Карл был во всех отношениях офранцуженным королем. Обе палаты парламента обратились к нему с призывом умиротворить народ, вступив в союз с противниками Людовика. На аудиенции одного из послов Соединенных провинций Карл подбросил в воздух свой платок, воскликнув: «Вот как меня беспокоит этот парламент».
Тем не менее 23 мая король пригласил палату общин в Банкетинг-Хаус, где объявил: «Даю слово короля, что вы не пожалеете о доверии, которое мне оказали», а затем снова попросил о следующей субсидии, «чтобы поддержать моих подданных и поразить моих врагов». Однако парламентарии не слишком поверили словам короля и два дня спустя сочли, что «обязаны (в настоящий момент) отклонить выделение вашему величеству ресурсов, которые ваше величество соблаговолили испросить». Они также призвали короля объединиться с голландцами против французов.
Разгневанный король 28 мая прервал работу парламента речью, в которой сказал: «Если бы я мог промолчать, то лучше поступил бы именно так, чем стал обращать ваше внимание на дела, которыми вы не способны заниматься». Месяцем раньше он говорил французскому послу: «Благодаря моей любви к королю Франции я заполучил неприятности с моими подданными». Довольно скоро он снова просил у своего нежно любимого кузена денег в сумме, значительно превосходящей ту, в которой ему отказал парламент. Карл отложил парламентскую сессию до лета, но на самом деле парламент не соберется до начала следующего года.
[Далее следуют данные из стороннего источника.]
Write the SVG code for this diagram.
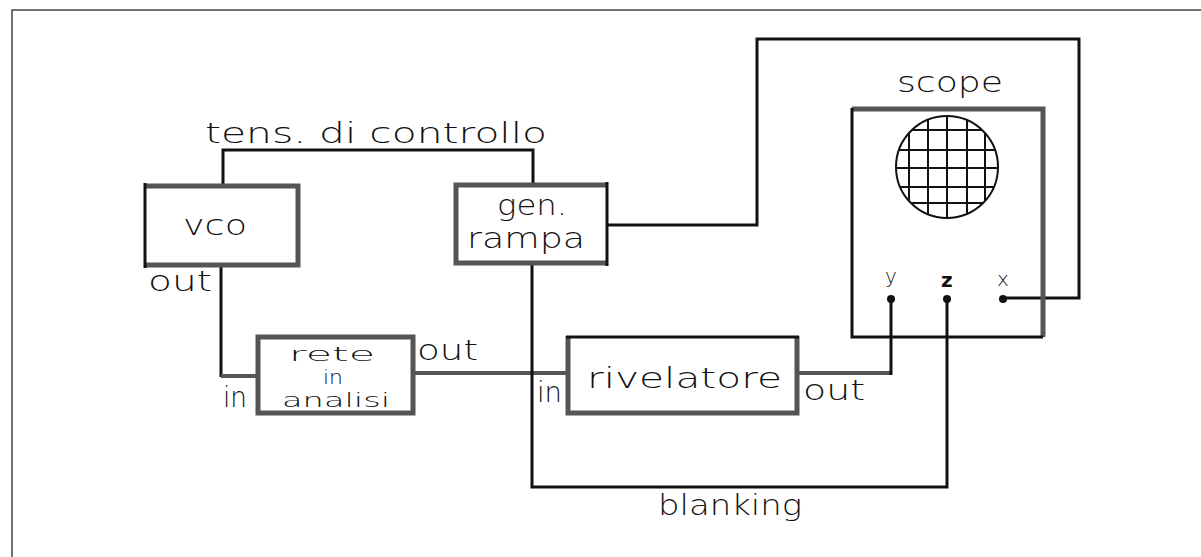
<svg xmlns="http://www.w3.org/2000/svg" width="1201" height="557" viewBox="0 0 1201 557">
<style>
text{font-family:"DejaVu Sans","Liberation Sans",sans-serif;font-size:28px;font-weight:200;fill:#111}
.w{fill:none;stroke:#111;stroke-width:3}
.g{fill:none;stroke:#555;stroke-width:5}
.k{fill:none;stroke:#111;stroke-width:3}
.grid{stroke:#111;stroke-width:2}
.sm{font-size:20px}
.b{font-weight:bold}
.r{font-size:19px}
</style>
<defs>
<clipPath id="screen"><circle cx="947" cy="167" r="51"/></clipPath>
</defs>
<rect width="1201" height="557" fill="#fff"/>
<path d="M12,557 V10 H1201" fill="none" stroke="#444" stroke-width="1.5"/>
<g id="connectors">
<path class="w" d="M223,186 V150 H533 V185"/>
<path class="w" d="M221,265 V377"/>
<path class="g" style="stroke-width:4" d="M221,376 H258"/>
<path class="g" style="stroke-width:4" d="M413,373 H568"/>
<path class="w" d="M532,263 V487 H947 V299"/>
<path class="g" style="stroke-width:4" d="M797,373 H891"/>
<path class="w" d="M891,375 V299"/>
<path class="w" d="M607,225 H757 V39 H1079 V298 H1003"/>
<text x="205" y="143" textLength="342" lengthAdjust="spacingAndGlyphs">tens. di controllo</text>
<text x="658" y="515" textLength="144" lengthAdjust="spacingAndGlyphs">blanking</text>
</g>
<g id="vco">
<path class="g" d="M145,186 H298 V265 H145"/>
<path class="k" d="M145,183 V268"/>
<text x="183" y="235" textLength="64" lengthAdjust="spacingAndGlyphs">vco</text>
<text x="148" y="291" textLength="64" lengthAdjust="spacingAndGlyphs">out</text>
</g>
<g id="gen-rampa">
<path class="g" d="M607,185 H456 V263 H607"/>
<path class="k" d="M607,182 V266"/>
<text x="497" y="215" textLength="70" lengthAdjust="spacingAndGlyphs">gen.</text>
<text x="467" y="248" textLength="118" lengthAdjust="spacingAndGlyphs">rampa</text>
</g>
<g id="rete">
<rect class="g" x="258" y="337" width="155" height="76"/>
<text x="223" y="407" textLength="24" lengthAdjust="spacingAndGlyphs">in</text>
<text class="r" x="289" y="361" textLength="86" lengthAdjust="spacingAndGlyphs">rete</text>
<text class="r" x="323" y="384" textLength="20" lengthAdjust="spacingAndGlyphs">in</text>
<text class="r" x="282" y="407" textLength="108" lengthAdjust="spacingAndGlyphs">analisi</text>
<text x="417" y="360" textLength="61" lengthAdjust="spacingAndGlyphs">out</text>
</g>
<g id="rivelatore">
<path class="g" d="M568,336 V413 H797 V336"/>
<path class="k" d="M566,337 H799"/>
<text x="537" y="402" textLength="25" lengthAdjust="spacingAndGlyphs">in</text>
<text x="587" y="388" textLength="195" lengthAdjust="spacingAndGlyphs">rivelatore</text>
<text x="803" y="400" textLength="62" lengthAdjust="spacingAndGlyphs">out</text>
</g>
<g id="scope">
<path class="g" d="M852,109 H1043 V337"/>
<path class="k" d="M852,108 V337 H1043"/>
<text x="897" y="92" textLength="106" lengthAdjust="spacingAndGlyphs">scope</text>
<g clip-path="url(#screen)">
<path class="grid" d="M909,110 V230 M928,110 V230 M947,110 V230 M967,110 V230 M985,110 V230 M890,130 H1005 M890,150 H1005 M890,168 H1005 M890,187 H1005 M890,203 H1005"/>
</g>
<circle cx="947" cy="167" r="51" fill="none" stroke="#111" stroke-width="2"/>
<text class="sm" x="885" y="283">y</text>
<text class="sm b" x="941" y="287">z</text>
<text class="sm" x="997" y="286">x</text>
<circle cx="891" cy="299" r="4" fill="#111"/>
<circle cx="947" cy="299" r="4" fill="#111"/>
<circle cx="1003" cy="299" r="4" fill="#111"/>
</g>
</svg>
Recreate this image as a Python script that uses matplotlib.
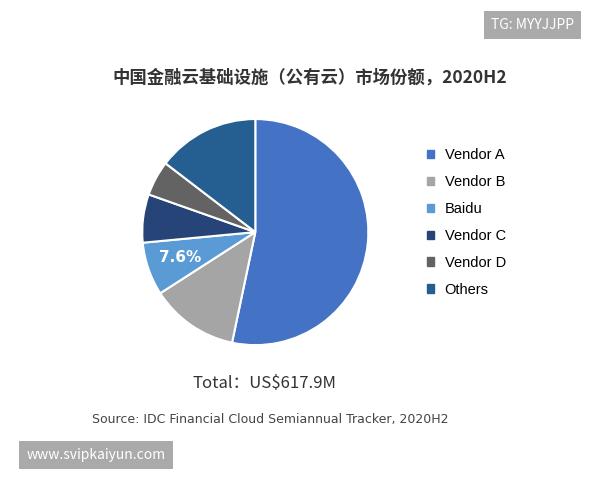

Тем временем граф Дэнби пытался укрепить протестантские основы режима, продвигая план выдать Марию, старшую дочь герцога Йоркского и таким образом племянницу короля, замуж за Вильгельма Оранского. Вильгельм руководил Соединенными провинциями, которым даже тогда угрожали французы. Поскольку он был защитником протестантов, этот брачный союз мог показаться королю неблагоразумным, поскольку Карл зависел от французских субсидий. Однако король одобрил этот брак, частью чтобы успокоить общественные протесты из-за альянса с Соединенными провинциями, частью в надежде, что у него получится устроить мирный договор между Вильгельмом и Людовиком. Тогда бы он стал спасителем Европы. Однако Карл погнался за двумя зайцами. Мнение Людовика XIV, что английский король абсолютно ненадежен, полностью подтвердилось. Он приостановил финансовую поддержку и отверг предложение Карла о длительном перемирии между Францией и Соединенными провинциями. Торжественная церемония бракосочетания Вильгельма с Марией состоялась в начале ноября при большом ликовании народа. Протестантские державы породнились.